How A Little Tough Love Helped Me Achieve Freelance Success
When I first decided to go full-time freelance, my husband gave me the huge gift of a little tough love.
I was scared to make this leap, and so I was soft-pedaling the decision: “Maybe I’ll give it a try,” I was saying. “I’ll just see how it goes.”
When you’re in the jar you can’t read the label, and from the depths of my fear about this new venture I couldn’t see that I was setting myself up for failure.
And from his perspective as the person who would be providing the steady paycheck and health insurance while I launched my freelance business, he had an incentive to make sure I didn’t go down the path of self-sabotage.
He said: “I am more than happy to be the one providing financial stability while you do this, but if I see you half-assing it, I am going to be upset when you inevitably fail. I’ll feel like you took advantage of me. If I see you giving it your all, then I’ll be proud of you for trying whether you make it work or not.”
This was the kick in the butt I needed. I knew he was serious, and I snapped out of my tentative mindset.
That very day I reserved the URL for my new freelance website, set up Web hosting, and ordered business cards. In the days that followed I attacked the project of getting freelance gigs with total determination. I knew I might fail – and probably would at some things – but I was either going to succeed over time or go down swinging.
The approach worked better than I ever dreamed: Within three months of that conversation I made nearly $10,000 in a single super-productive month; within two years I was making a modest, stable living as a freelancer; and within three years I was publishing a book with a Big 5 publisher.
This experience taught me an important lesson: One of the biggest hindrances to success in running your own freelance business is fear of failure.
Fear of failure leads to self-sabotage.
One of the biggest hindrances to success in running your own freelance business is fear of failure.
The only way to get over fear of failure and prevent self-sabotage is to realize you’ll probably fail at some point in some way. You may Fail with a capital F and be forced to go back to an alternate career you hated, but chances are greater you’ll just have many lowercase-F failures as you feel your way along your new path. Somehow, some way, you are going to mess up if you do this long enough.

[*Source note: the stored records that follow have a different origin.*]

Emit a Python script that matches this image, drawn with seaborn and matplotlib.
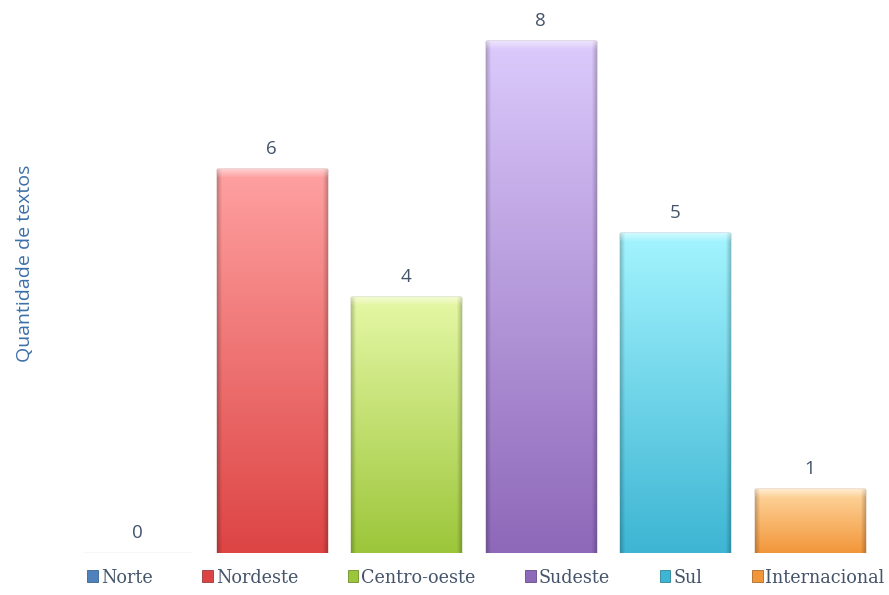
import seaborn as sns
import matplotlib.pyplot as plt
import matplotlib.colors as mcolors
from matplotlib.patches import Patch
import numpy as np

# data
regioes = ["Norte", "Nordeste", "Centro-oeste", "Sudeste", "Sul", "Internacional"]
quantidade = [0, 6, 4, 8, 5, 1]

# gradient colours (top, bottom) per bar
cor_topo = ["#a9c4ea", "#ffa1a1", "#e6f8a6", "#dccafc", "#a4f5ff", "#ffd9a2"]
cor_base = ["#4f81bd", "#dd4444", "#9cc63a", "#8e68b9", "#3db5d3", "#f2963a"]
cor_borda = ["#d8d8d8", "#9a3a3a", "#6f8f2c", "#634a86", "#2f8399", "#ad6a2a"]

sns.set_style("white")

fig = plt.figure(figsize=(8.89, 5.95), dpi=100)
ax = fig.add_axes([70 / 889, 1 - 553 / 595, 807 / 889, 553 / 595])

sns.barplot(x=regioes, y=quantidade, hue=regioes, palette=cor_base,
            width=0.82, legend=False, ax=ax, saturation=1)

px_y = 8.64 / 553   # data units per pixel (vertical)

for i, patch in enumerate(ax.patches):
    x0, y0 = patch.get_x(), patch.get_y()
    w, h = patch.get_width(), patch.get_height()
    patch.set_edgecolor(cor_borda[i])
    patch.set_linewidth(1.0)
    z = patch.get_zorder()
    if h > 0:
        cmap = mcolors.LinearSegmentedColormap.from_list(f"g{i}", [cor_base[i], cor_topo[i]])
        grad = np.linspace(0, 1, 256).reshape(-1, 1)
        im = ax.imshow(grad, cmap=cmap, origin="lower", aspect="auto",
                       extent=[x0, x0 + w, y0, y0 + h], zorder=z + 0.1)
        im.set_clip_path(patch)
        # bevel: darker sides, light strip at the top
        side = np.zeros((1, 200, 4))
        t = np.linspace(0, 1, 200)
        edge = np.clip(1 - np.minimum(t, 1 - t) / 0.045, 0, 1)
        side[..., 3] = 0.22 * edge
        im2 = ax.imshow(side, aspect="auto", extent=[x0, x0 + w, y0, y0 + h],
                        zorder=z + 0.2)
        im2.set_clip_path(patch)
        top = np.ones((40, 1, 4))
        top[:, 0, 3] = np.linspace(0, 0.5, 40)
        im3 = ax.imshow(top, aspect="auto", origin="lower",
                        extent=[x0, x0 + w, y0 + h - 9 * px_y, y0 + h], zorder=z + 0.3)
        im3.set_clip_path(patch)
    ax.annotate(str(quantidade[i]), (x0 + w / 2, y0 + h), xytext=(0, 8),
                textcoords="offset points", ha="center", va="bottom",
                fontsize=13.5, color="#44546a", family="Open Sans")

ax.set_xlim(-0.5, 5.5)
ax.set_ylim(0, 8.64)
ax.set_xticks([])
ax.set_yticks([])
ax.set_xlabel("")
ax.set_ylabel("")
sns.despine(ax=ax, left=True, bottom=True)

fig.text(25 / 889, 1 - 263 / 595, "Quantidade de textos", rotation=90,
         ha="center", va="center", fontsize=14, color="#3c6fa8", family="Open Sans")

handles = [Patch(facecolor=c, edgecolor=e, linewidth=0.6) for c, e in zip(cor_base, cor_borda)]
handles[0] = Patch(facecolor=cor_base[0], edgecolor="#3a6494", linewidth=0.6)
fig.legend(handles, regioes, loc="center", bbox_to_anchor=(486 / 889, 1 - 578 / 595),
           ncol=6, frameon=False, handlelength=0.55, handleheight=0.55,
           handletextpad=0.15, columnspacing=2.55,
           prop={"family": "DejaVu Serif", "stretch": "condensed", "size": 14},
           labelcolor="#44546a")

fig.savefig("out.png", dpi=100)
plt.close(fig)
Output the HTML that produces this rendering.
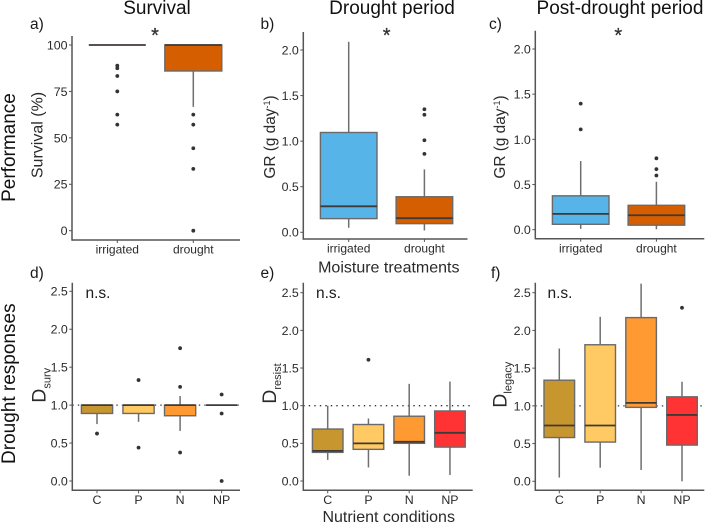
<!DOCTYPE html>
<html lang="en">
<head>
<meta charset="utf-8">
<title>Survival and drought response box plots</title>
<style>
html,body{margin:0;padding:0;background:#fff;width:708px;height:524px;overflow:hidden}
svg{display:block;filter:blur(0.35px)}
text{font-family:"Liberation Sans",sans-serif;fill:#222}
.tick{font-size:12.4px;fill:#2a2a2a}
.tick-x{font-size:12px;fill:#2a2a2a}
.title{font-size:19px;text-anchor:middle;fill:#111}
.side{font-size:19px;text-anchor:middle;fill:#111}
.xt{font-size:16px;text-anchor:middle;fill:#2a2a2a}
.yt{font-size:16px;fill:#2a2a2a}
.tag{font-size:15.5px;fill:#1a1a1a}
.ns{font-size:15.5px;fill:#1a1a1a}
.star{font-size:20px;text-anchor:middle;fill:#333;stroke:#333;stroke-width:0.3px}
</style>
</head>
<body>
<svg id="fig" xmlns="http://www.w3.org/2000/svg" width="708" height="524" viewBox="0 0 708 524">
  <rect width="708" height="524" fill="#fff"/>

  <text class="title" x="157" y="14">Survival</text>
  <text class="title" x="392" y="14">Drought period</text>
  <text class="title" x="620" y="14">Post-drought period</text>

  <text class="side" transform="translate(15,147.5) rotate(-90)">Performance</text>
  <text class="side" transform="translate(15,383.7) rotate(-90)">Drought responses</text>

  <text class="tag" x="30" y="29">a)</text>
  <text class="tag" x="260.5" y="29">b)</text>
  <text class="tag" x="489" y="29">c)</text>
  <text class="tag" x="30" y="278">d)</text>
  <text class="tag" x="260.5" y="278">e)</text>
  <text class="tag" x="491" y="278">f)</text>

  <g id="panel-a"></g>
  <g id="panel-b"></g>
  <g id="panel-c"></g>
  <g id="panel-d"></g>
  <g id="panel-e"></g>
  <g id="panel-f"></g>

  <text class="star" x="155" y="42">*</text>
  <text class="star" x="386.7" y="42">*</text>
  <text class="star" x="618.3" y="42">*</text>
  <text class="ns" x="85.5" y="298">n.s.</text>
  <text class="ns" x="316" y="298">n.s.</text>
  <text class="ns" x="547.5" y="298">n.s.</text>

  <text class="xt" x="388.8" y="272.5">Moisture treatments</text>
  <text class="xt" x="388.7" y="522">Nutrient conditions</text>

  <text class="yt" text-anchor="middle" transform="translate(42.5,135) rotate(-90)">Survival (%)</text>
  <text class="yt" text-anchor="middle" style="font-size:15.4px" transform="translate(275,137) rotate(-90)">GR (g day<tspan font-size="9" dy="-5">-1</tspan><tspan dy="5">)</tspan></text>
  <text class="yt" text-anchor="middle" style="font-size:15.4px" transform="translate(505,137) rotate(-90)">GR (g day<tspan font-size="9" dy="-5">-1</tspan><tspan dy="5">)</tspan></text>
  <text class="yt" style="font-size:19.5px" transform="translate(45.5,402.7) rotate(-90)">D<tspan font-size="11" dy="5">surv</tspan></text>
  <text class="yt" style="font-size:19.5px" transform="translate(276,403.7) rotate(-90)">D<tspan font-size="11" dy="5">resist</tspan></text>
  <text class="yt" style="font-size:19.5px" transform="translate(506.5,407.7) rotate(-90)">D<tspan font-size="11" dy="5">legacy</tspan></text>
</svg>
<script>
// ---- categories and tick labels ----
const moistureCategories = ['irrigated', 'drought'];
const nutrientCategories = ['C', 'P', 'N', 'NP'];
const survivalTicks = [0, 25, 50, 75, 100];
const growthTicks = ['0.0', '0.5', '1.0', '1.5', '2.0'];
const responseTicks = ['0.0', '0.5', '1.0', '1.5', '2.0', '2.5'];

// ---- panel a: survival ----
const aLow = [100, 66.7];
const aQ1 = [100, 86];
const aMed = [100, 100];
const aQ3 = [100, 100];
const aHigh = [100, 100];
const aOutliers = [[88.9, 87.5, 83.3, 75, 62.5, 57.1], [62.5, 57.1, 44.4, 33.3, 0]];

// ---- panel b: growth, drought period ----
const bLow = [0.05, 0.02];
const bQ1 = [0.15, 0.095];
const bMed = [0.285, 0.155];
const bQ3 = [1.095, 0.39];
const bHigh = [2.09, 0.69];
const bOutliers = [[], [0.86, 1.01, 1.29, 1.35]];

// ---- panel c: growth, post-drought period ----
const cLow = [0.01, 0.005];
const cQ1 = [0.06, 0.05];
const cMed = [0.175, 0.16];
const cQ3 = [0.375, 0.27];
const cHigh = [0.76, 0.53];
const cOutliers = [[1.11, 1.395], [0.6, 0.67, 0.79]];

// ---- panel d: D surv ----
const dLow = [0.75, 0.78, 0.66, 1];
const dQ1 = [0.89, 0.89, 0.86, 1];
const dMed = [1, 1, 1, 1];
const dQ3 = [1, 1, 1, 1];
const dHigh = [1, 1, 1.12, 1];
const dOutliers = [[0.625], [0.44, 1.33], [0.375, 1.24, 1.75], [0, 0.89, 1.14]];

// ---- panel e: D resist ----
const eLow = [0.28, 0.18, 0.07, 0.08];
const eQ1 = [0.38, 0.42, 0.5, 0.45];
const eMed = [0.4, 0.5, 0.52, 0.64];
const eQ3 = [0.69, 0.75, 0.86, 0.93];
const eHigh = [1.0, 0.83, 1.29, 1.32];
const eOutliers = [[], [1.61], [], []];

// ---- panel f: D legacy ----
const fLow = [0.05, 0.18, 0.15, 0];
const fQ1 = [0.58, 0.52, 0.98, 0.48];
const fMed = [0.74, 0.74, 1.04, 0.88];
const fQ3 = [1.34, 1.81, 2.17, 1.12];
const fHigh = [1.76, 2.18, 2.62, 1.32];
const fOutliers = [[], [], [], [2.3]];

const moistureColors = ['#56B4E9', '#D55E00'];
const nutrientColors = ['#C8962E', '#FFC964', '#FF9932', '#FF3333'];

const NS = 'http://www.w3.org/2000/svg';

function shape(parent, tag) {
  const el = document.createElementNS(NS, tag);
  parent.appendChild(el);
  return el;
}

function line(el, x1, y1, x2, y2, color, width) {
  el.setAttribute('x1', x1);
  el.setAttribute('y1', y1);
  el.setAttribute('x2', x2);
  el.setAttribute('y2', y2);
  el.setAttribute('stroke', color);
  el.setAttribute('stroke-width', width);
}

function drawPanel(id, p, cats, colors, ticks, low, q1, med, q3, high, outliers) {
  const g = document.getElementById(id);
  const yScale = function (v) { return p.y0 + (p.yRef - p.y0) * (v / p.vRef); };
  const xScale = function (i) { return p.xFirst + i * p.xStep; };

  if (p.refLine !== undefined) {
    const ref = shape(g, 'line');
    
    
    line(ref, p.left, yScale(p.refLine), p.right, yScale(p.refLine), '#333', 1.3);
    ref.setAttribute('stroke-dasharray', '1.4 4.1');
  }

  cats.forEach(function (cat, i) {
    const x = xScale(i);
    const whiskerLow = shape(g, 'line');
    
    
    line(whiskerLow, x, yScale(q1[i]), x, yScale(low[i]), '#6f6f6f', 1.5);

    const whiskerHigh = shape(g, 'line');
    
    
    line(whiskerHigh, x, yScale(q3[i]), x, yScale(high[i]), '#6f6f6f', 1.5);

    if (q3[i] !== q1[i]) {
      const box = shape(g, 'rect');
      
      
      box.setAttribute('x', x - p.half);
      box.setAttribute('y', yScale(q3[i]));
      box.setAttribute('width', p.half * 2);
      box.setAttribute('height', yScale(q1[i]) - yScale(q3[i]));
      box.setAttribute('fill', colors[i]);
      box.setAttribute('stroke', '#6a6a6a');
      box.setAttribute('stroke-width', 1.4);
    }

    const median = shape(g, 'line');
    
    
    line(median, x - p.half, yScale(med[i]), x + p.half, yScale(med[i]), '#3f3a36', 1.8);

    outliers[i].forEach(function (v) {
      const dot = shape(g, 'circle');
      
      
      dot.setAttribute('cx', x);
      dot.setAttribute('cy', yScale(v));
      dot.setAttribute('r', 1.9);
      dot.setAttribute('fill', '#333');
    });

    const tk = shape(g, 'line');
    
    
    line(tk, x, p.bottom, x, p.bottom + 3, '#555', 1);

    const lab = shape(g, 'text');
    
    
    lab.setAttribute('class', cats.length === 2 ? 'tick-x' : 'tick');
    lab.setAttribute('x', x);
    lab.setAttribute('y', p.bottom + 13.7);
    lab.setAttribute('text-anchor', 'middle');
    lab.textContent = cat;
  });

  ticks.forEach(function (t) {
    const y = yScale(parseFloat(t));
    const tk = shape(g, 'line');
    
    
    line(tk, p.left - 3, y, p.left, y, '#555', 1);

    const lab = shape(g, 'text');
    
    
    lab.setAttribute('class', 'tick');
    lab.setAttribute('x', p.left - 4.5);
    lab.setAttribute('y', y + 4.4);
    lab.setAttribute('text-anchor', 'end');
    lab.textContent = t;
  });

  const yAxis = shape(g, 'line');
  
  
  line(yAxis, p.left, p.top, p.left, p.bottom + 0.7, '#555', 1.5);

  const xAxis = shape(g, 'line');
  
  
  line(xAxis, p.left, p.bottom, p.right, p.bottom, '#555', 1.5);
}

drawPanel('panel-a', {left: 72, right: 240, top: 36, bottom: 240, y0: 230.7, yRef: 45, vRef: 100, xFirst: 117.3, xStep: 76, half: 28.5},
  moistureCategories, moistureColors, survivalTicks, aLow, aQ1, aMed, aQ3, aHigh, aOutliers);
drawPanel('panel-b', {left: 303.3, right: 467.5, top: 32, bottom: 239, y0: 232.3, yRef: 50, vRef: 2, xFirst: 348.7, xStep: 75.7, half: 28.3},
  moistureCategories, moistureColors, growthTicks, bLow, bQ1, bMed, bQ3, bHigh, bOutliers);
drawPanel('panel-c', {left: 535.3, right: 704.3, top: 30.7, bottom: 238.7, y0: 229.7, yRef: 49, vRef: 2, xFirst: 580.7, xStep: 75.7, half: 28.3},
  moistureCategories, moistureColors, growthTicks, cLow, cQ1, cMed, cQ3, cHigh, cOutliers);
drawPanel('panel-d', {left: 72.3, right: 240, top: 282.7, bottom: 490.3, y0: 481, yRef: 291.3, vRef: 2.5, xFirst: 97, xStep: 41.55, half: 15.6, refLine: 1},
  nutrientCategories, nutrientColors, responseTicks, dLow, dQ1, dMed, dQ3, dHigh, dOutliers);
drawPanel('panel-e', {left: 303.3, right: 472.7, top: 282.7, bottom: 490.3, y0: 481, yRef: 292.7, vRef: 2.5, xFirst: 327.7, xStep: 40.75, half: 15.3, refLine: 1},
  nutrientCategories, nutrientColors, responseTicks, eLow, eQ1, eMed, eQ3, eHigh, eOutliers);
drawPanel('panel-f', {left: 535.3, right: 704.3, top: 282.7, bottom: 490.3, y0: 481.3, yRef: 292.7, vRef: 2.5, xFirst: 559.3, xStep: 40.9, half: 15.3, refLine: 1},
  nutrientCategories, nutrientColors, responseTicks, fLow, fQ1, fMed, fQ3, fHigh, fOutliers);
</script>
</body>
</html>
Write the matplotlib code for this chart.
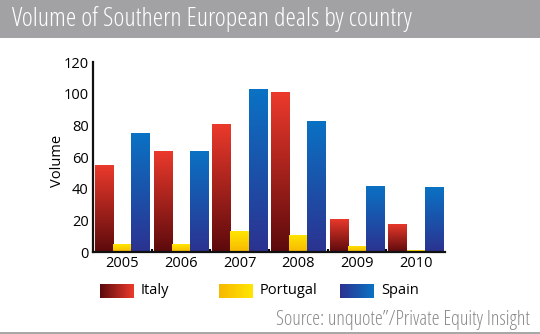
import numpy as np
import matplotlib
matplotlib.use("Agg")
import matplotlib.pyplot as plt
from matplotlib.colors import LinearSegmentedColormap
from matplotlib.patches import Rectangle

years = ["2005", "2006", "2007", "2008", "2009", "2010"]
italy = [55, 64, 81, 101, 21, 18]
portugal = [5, 5, 13, 11, 4, 1]
spain = [75, 64, 103, 83, 42, 41]

countries = ["Italy", "Portugal", "Spain"]
# (top colour, bottom colour)
grads = {
    "Italy": ("#ec3a2c", "#5c0a0c"),
    "Portugal": ("#ffe600", "#f7b800"),
    "Spain": ("#0a72c4", "#2c3290"),
}

plt.rcParams["font.family"] = ["Open Sans", "DejaVu Sans"]
narrow = dict(family=["Open Sans", "DejaVu Sans"], stretch="condensed", weight="light")

fig = plt.figure(figsize=(5.4, 3.34), dpi=100)
fig.patch.set_facecolor("white")

# grey title band
fig.patches.append(Rectangle((0, 0.886), 1, 0.114, transform=fig.transFigure,
                             facecolor="#a2a2a5", edgecolor="none", zorder=0))
fig.text(0.022, 0.943, "Volume of Southern European deals by country", color="white",
         fontsize=19, va="center", ha="left", **narrow)
# thin bottom rule
fig.patches.append(Rectangle((0, 0), 1, 0.006, transform=fig.transFigure,
                             facecolor="#a8a8a8", edgecolor="none"))

ax = fig.add_axes([0.172, 0.2455, 0.652, 0.5685])
x = np.arange(len(years))
w = 0.31


def gradient_fill(ax, bars, top, bottom):
    cmap = LinearSegmentedColormap.from_list("g", [bottom, top])
    grad = np.linspace(0, 1, 256).reshape(-1, 1)
    for b in bars:
        x0, y0 = b.get_x(), b.get_y()
        bw, bh = b.get_width(), b.get_height()
        im = ax.imshow(grad, cmap=cmap, origin="lower", aspect="auto",
                       extent=[x0, x0 + bw, y0, y0 + bh], zorder=2)
        im.set_clip_path(b)
        b.set_facecolor("none")


for i, (name, vals) in enumerate(zip(countries, [italy, portugal, spain])):
    bars = ax.bar(x + (i - 1) * w, vals, w, edgecolor="none", zorder=1)
    gradient_fill(ax, bars, *grads[name])

ax.set_xlim(-0.5, len(years) - 0.5)
ax.set_ylim(0, 120)
ax.set_yticks(range(0, 121, 20))
ax.set_xticks(x)
ax.set_xticklabels(years)
ax.set_xticks(np.arange(0.5, len(years) - 0.5, 1), minor=True)
ax.tick_params(axis="x", which="major", length=0, labelsize=10.5, pad=3)
ax.tick_params(axis="x", which="minor", length=2, width=1.5, direction="in")
ax.tick_params(axis="y", length=0, labelsize=10.5, pad=3)
ax.set_ylabel("Volume", fontsize=10.5)
ax.yaxis.set_label_coords(-0.08, 0.48)
for s in ["top", "right"]:
    ax.spines[s].set_visible(False)
for s in ["left", "bottom"]:
    ax.spines[s].set_linewidth(1.6)
    ax.spines[s].set_color("#111111")

# legend with gradient swatches
lax = fig.add_axes([0, 0, 1, 1], facecolor="none")
lax.axis("off")
legend_x = [100, 219, 340]
for name, lx in zip(countries, legend_x):
    top, bottom = grads[name]
    cmap = LinearSegmentedColormap.from_list("g", [bottom, top])
    grad = np.linspace(0, 1, 64).reshape(1, -1)
    lax.imshow(grad, cmap=cmap, aspect="auto", extent=[lx, lx + 34, 298, 284])
    lax.text(lx + 41, 291, name, fontsize=10.5, va="center", ha="left")
lax.set_xlim(0, 540)
lax.set_ylim(334, 0)

fig.text(0.982, 0.042, "Source: unquote\u201d/Private Equity Insight", color="#8a8a8a",
         fontsize=14.5, ha="right", va="center", **narrow)

fig.savefig("out.png", dpi=100)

That may seem disheartening, but like me, you may feel liberated to know that as a freelancer, you’ll definitely feel like a failure and look like an idiot at some point or other. Once you can embrace that, you can get over your fear and move on to taking action.
Each of those failures will teach you a valuable lesson that you can use to succeed over the long run.
My success has certainly been bolstered by an ongoing string of mistakes. Like the time I got in trouble by quoting government officials I had interviewed for one publication in a story for another publication without asking them. Or the time I got pranked and wrote a blog post based on a deliberately false press release that was created to prove how easy it is to disseminate fake news. I’ve had to write humbling apology emails, and I even lost $700 once for screwing up a gig.
But each time I picked myself back up, learned a lesson, and carried on.
Failure is what success is made of. Use it as fuel to keep your business running. If you approach your work with that mindset, you’ll establish the conditions to grow a great long-term freelance career.